▶ **TASK OBJECTIVE**
Write out the listing below exactly, and omit any images you find in it.

▶ **PROVIDED DATA**

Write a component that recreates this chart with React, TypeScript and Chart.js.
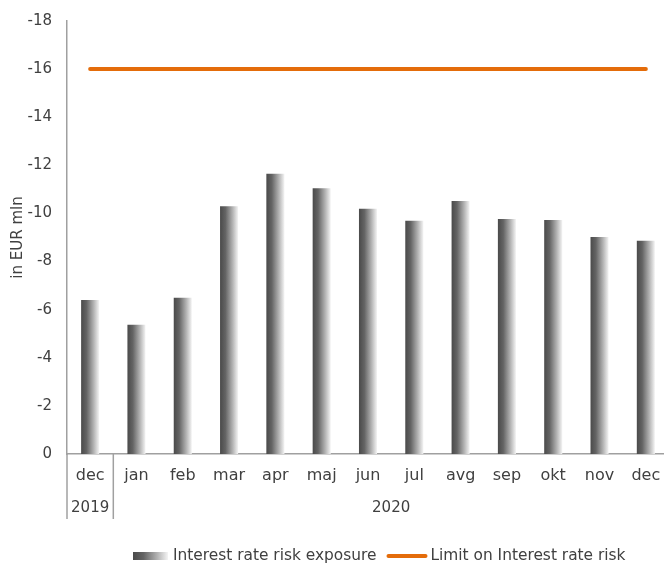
import React, { useEffect, useRef } from 'react';
import { Chart, registerables } from 'chart.js';

Chart.register(...registerables);

const months = ['dec', 'jan', 'feb', 'mar', 'apr', 'maj', 'jun', 'jul', 'avg', 'sep', 'okt', 'nov', 'dec'];
const years = ['2019', '2020'];
const yearSpans = [1, 12];
const exposure = [-6.4, -5.37, -6.5, -10.3, -11.65, -11.05, -10.2, -9.7, -10.52, -9.77, -9.73, -9.02, -8.87];
const limit = [-16, -16, -16, -16, -16, -16, -16, -16, -16, -16, -16, -16, -16];
const yMin = -18;
const yMax = 0;
const yStep = 2;
const seriesLabels = ['Interest rate risk exposure', 'Limit on Interest rate risk'];

const FONT = 'DejaVu Sans';
const TEXT = '#404040';
const AXIS = '#a0a0a0';
const ORANGE = '#E46C0A';
const BAR_PCT = 0.39;

function barGradient(ctx: CanvasRenderingContext2D, x0: number, x1: number) {
  const g = ctx.createLinearGradient(x0, 0, x1, 0);
  g.addColorStop(0, '#4a4a4a');
  g.addColorStop(0.3, '#646464');
  g.addColorStop(0.7, '#b4b4b4');
  g.addColorStop(1, '#f4f4f4');
  return g;
}

const extrasPlugin = {
  id: 'extras',
  afterDraw(chart: any) {
    const { ctx, chartArea } = chart;
    const xs = chart.scales.x;
    ctx.save();
    const half = (xs.getPixelForValue(1) - xs.getPixelForValue(0)) / 2;
    let idx = 0;
    ctx.strokeStyle = AXIS;
    ctx.lineWidth = 1.5;
    ctx.fillStyle = TEXT;
    ctx.font = `15px "${FONT}"`;
    ctx.textAlign = 'center';
    ctx.textBaseline = 'middle';
    years.forEach((yr, k) => {
      const left = xs.getPixelForValue(idx) - half;
      const right = xs.getPixelForValue(idx + yearSpans[k] - 1) + half;
      ctx.beginPath();
      ctx.moveTo(left, chartArea.bottom);
      ctx.lineTo(left, chartArea.bottom + 65);
      ctx.stroke();
      ctx.fillText(yr, (left + right) / 2, chartArea.bottom + 54);
      idx += yearSpans[k];
    });
    const ly = 556;
    ctx.textAlign = 'left';
    ctx.font = `15.4px "${FONT}"`;
    let x = 133;
    ctx.fillStyle = barGradient(ctx, x, x + 35);
    ctx.fillRect(x, ly - 4, 35, 8);
    x += 40;
    ctx.fillStyle = TEXT;
    ctx.fillText(seriesLabels[0], x, ly);
    x += ctx.measureText(seriesLabels[0]).width + 10;
    ctx.strokeStyle = ORANGE;
    ctx.lineWidth = 4;
    ctx.lineCap = 'round';
    ctx.beginPath();
    ctx.moveTo(x + 2, ly);
    ctx.lineTo(x + 39, ly);
    ctx.stroke();
    x += 44;
    ctx.fillText(seriesLabels[1], x, ly);
    ctx.restore();
  },
};

export default function App() {
  const ref = useRef<HTMLCanvasElement>(null);
  useEffect(() => {
    document.body.style.margin = '0';
    if (!ref.current) return;
    const chart = new Chart(ref.current, {
      type: 'bar',
      data: {
        labels: months,
        datasets: [
          {
            type: 'bar',
            label: seriesLabels[0],
            data: exposure,
            barPercentage: BAR_PCT,
            categoryPercentage: 1,
            borderWidth: 0,
            backgroundColor: (c: any) => {
              const ch = c.chart;
              const xs = ch.scales && ch.scales.x;
              if (!xs || c.dataIndex == null) return '#777777';
              const cx = xs.getPixelForValue(c.dataIndex);
              const w = (xs.width / months.length) * BAR_PCT;
              if (!isFinite(cx) || !isFinite(w) || w <= 0) return '#777777';
              return barGradient(ch.ctx, cx - w / 2, cx + w / 2);
            },
            order: 2,
          } as any,
          {
            type: 'line',
            label: seriesLabels[1],
            data: limit,
            borderColor: ORANGE,
            backgroundColor: ORANGE,
            borderWidth: 4,
            borderCapStyle: 'round',
            pointRadius: 0,
            pointHoverRadius: 0,
            fill: false,
            order: 1,
          } as any,
        ],
      },
      options: {
        animation: false,
        responsive: true,
        maintainAspectRatio: false,
        layout: { padding: { top: 21, left: 0, right: 0, bottom: 0 } },
        plugins: {
          legend: { display: false },
          tooltip: { enabled: false },
        },
        scales: {
          x: {
            offset: true,
            grid: { display: false, drawTicks: false },
            border: { display: true, color: AXIS, width: 1.5 },
            ticks: {
              color: TEXT,
              font: { family: FONT, size: 16 },
              padding: 12,
              autoSkip: false,
              maxRotation: 0,
            },
            afterFit: (s: any) => {
              s.height = 109;
              s.paddingLeft = 0;
              s.paddingRight = 0;
            },
          },
          y: {
            reverse: true,
            min: yMin,
            max: yMax,
            grid: { display: false, drawTicks: false },
            border: { display: true, color: AXIS, width: 1.5 },
            ticks: {
              stepSize: yStep,
              color: TEXT,
              font: { family: FONT, size: 15 },
              padding: 15,
            },
            title: {
              display: true,
              text: 'in EUR mln',
              color: TEXT,
              font: { family: FONT, size: 15 },
              padding: { top: 9, bottom: 0 },
            },
            afterFit: (s: any) => {
              s.width = 67;
              s.paddingTop = 0;
              s.paddingBottom = 0;
            },
          },
        },
      },
      plugins: [extrasPlugin],
    });
    return () => chart.destroy();
  }, []);
  return (
    <div style={{ width: 664, height: 563, overflow: 'hidden' }}>
      <div style={{ width: 669, height: 563, position: 'relative' }}>
        <canvas ref={ref} />
      </div>
    </div>
  );
}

▶ **THE OUTPUT**
Write a component that recreates this chart with React, TypeScript and Chart.js.
import React, { useEffect, useRef } from 'react';
import { Chart, registerables } from 'chart.js';

Chart.register(...registerables);

const months = ['dec', 'jan', 'feb', 'mar', 'apr', 'maj', 'jun', 'jul', 'avg', 'sep', 'okt', 'nov', 'dec'];
const years = ['2019', '2020'];
const yearSpans = [1, 12];
const exposure = [-6.4, -5.37, -6.5, -10.3, -11.65, -11.05, -10.2, -9.7, -10.52, -9.77, -9.73, -9.02, -8.87];
const limit = [-16, -16, -16, -16, -16, -16, -16, -16, -16, -16, -16, -16, -16];
const yMin = -18;
const yMax = 0;
const yStep = 2;
const seriesLabels = ['Interest rate risk exposure', 'Limit on Interest rate risk'];

const FONT = 'DejaVu Sans';
const TEXT = '#404040';
const AXIS = '#a0a0a0';
const ORANGE = '#E46C0A';
const BAR_PCT = 0.39;

function barGradient(ctx: CanvasRenderingContext2D, x0: number, x1: number) {
  const g = ctx.createLinearGradient(x0, 0, x1, 0);
  g.addColorStop(0, '#4a4a4a');
  g.addColorStop(0.3, '#646464');
  g.addColorStop(0.7, '#b4b4b4');
  g.addColorStop(1, '#f4f4f4');
  return g;
}

const extrasPlugin = {
  id: 'extras',
  afterDraw(chart: any) {
    const { ctx, chartArea } = chart;
    const xs = chart.scales.x;
    ctx.save();
    const half = (xs.getPixelForValue(1) - xs.getPixelForValue(0)) / 2;
    let idx = 0;
    ctx.strokeStyle = AXIS;
    ctx.lineWidth = 1.5;
    ctx.fillStyle = TEXT;
    ctx.font = `15px "${FONT}"`;
    ctx.textAlign = 'center';
    ctx.textBaseline = 'middle';
    years.forEach((yr, k) => {
      const left = xs.getPixelForValue(idx) - half;
      const right = xs.getPixelForValue(idx + yearSpans[k] - 1) + half;
      ctx.beginPath();
      ctx.moveTo(left, chartArea.bottom);
      ctx.lineTo(left, chartArea.bottom + 65);
      ctx.stroke();
      ctx.fillText(yr, (left + right) / 2, chartArea.bottom + 54);
      idx += yearSpans[k];
    });
    const ly = 556;
    ctx.textAlign = 'left';
    ctx.font = `15.4px "${FONT}"`;
    let x = 133;
    ctx.fillStyle = barGradient(ctx, x, x + 35);
    ctx.fillRect(x, ly - 4, 35, 8);
    x += 40;
    ctx.fillStyle = TEXT;
    ctx.fillText(seriesLabels[0], x, ly);
    x += ctx.measureText(seriesLabels[0]).width + 10;
    ctx.strokeStyle = ORANGE;
    ctx.lineWidth = 4;
    ctx.lineCap = 'round';
    ctx.beginPath();
    ctx.moveTo(x + 2, ly);
    ctx.lineTo(x + 39, ly);
    ctx.stroke();
    x += 44;
    ctx.fillText(seriesLabels[1], x, ly);
    ctx.restore();
  },
};

export default function App() {
  const ref = useRef<HTMLCanvasElement>(null);
  useEffect(() => {
    document.body.style.margin = '0';
    if (!ref.current) return;
    const chart = new Chart(ref.current, {
      type: 'bar',
      data: {
        labels: months,
        datasets: [
          {
            type: 'bar',
            label: seriesLabels[0],
            data: exposure,
            barPercentage: BAR_PCT,
            categoryPercentage: 1,
            borderWidth: 0,
            backgroundColor: (c: any) => {
              const ch = c.chart;
              const xs = ch.scales && ch.scales.x;
              if (!xs || c.dataIndex == null) return '#777777';
              const cx = xs.getPixelForValue(c.dataIndex);
              const w = (xs.width / months.length) * BAR_PCT;
              if (!isFinite(cx) || !isFinite(w) || w <= 0) return '#777777';
              return barGradient(ch.ctx, cx - w / 2, cx + w / 2);
            },
            order: 2,
          } as any,
          {
            type: 'line',
            label: seriesLabels[1],
            data: limit,
            borderColor: ORANGE,
            backgroundColor: ORANGE,
            borderWidth: 4,
            borderCapStyle: 'round',
            pointRadius: 0,
            pointHoverRadius: 0,
            fill: false,
            order: 1,
          } as any,
        ],
      },
      options: {
        animation: false,
        responsive: true,
        maintainAspectRatio: false,
        layout: { padding: { top: 21, left: 0, right: 0, bottom: 0 } },
        plugins: {
          legend: { display: false },
          tooltip: { enabled: false },
        },
        scales: {
          x: {
            offset: true,
            grid: { display: false, drawTicks: false },
            border: { display: true, color: AXIS, width: 1.5 },
            ticks: {
              color: TEXT,
              font: { family: FONT, size: 16 },
              padding: 12,
              autoSkip: false,
              maxRotation: 0,
            },
            afterFit: (s: any) => {
              s.height = 109;
              s.paddingLeft = 0;
              s.paddingRight = 0;
            },
          },
          y: {
            reverse: true,
            min: yMin,
            max: yMax,
            grid: { display: false, drawTicks: false },
            border: { display: true, color: AXIS, width: 1.5 },
            ticks: {
              stepSize: yStep,
              color: TEXT,
              font: { family: FONT, size: 15 },
              padding: 15,
            },
            title: {
              display: true,
              text: 'in EUR mln',
              color: TEXT,
              font: { family: FONT, size: 15 },
              padding: { top: 9, bottom: 0 },
            },
            afterFit: (s: any) => {
              s.width = 67;
              s.paddingTop = 0;
              s.paddingBottom = 0;
            },
          },
        },
      },
      plugins: [extrasPlugin],
    });
    return () => chart.destroy();
  }, []);
  return (
    <div style={{ width: 664, height: 563, overflow: 'hidden' }}>
      <div style={{ width: 669, height: 563, position: 'relative' }}>
        <canvas ref={ref} />
      </div>
    </div>
  );
}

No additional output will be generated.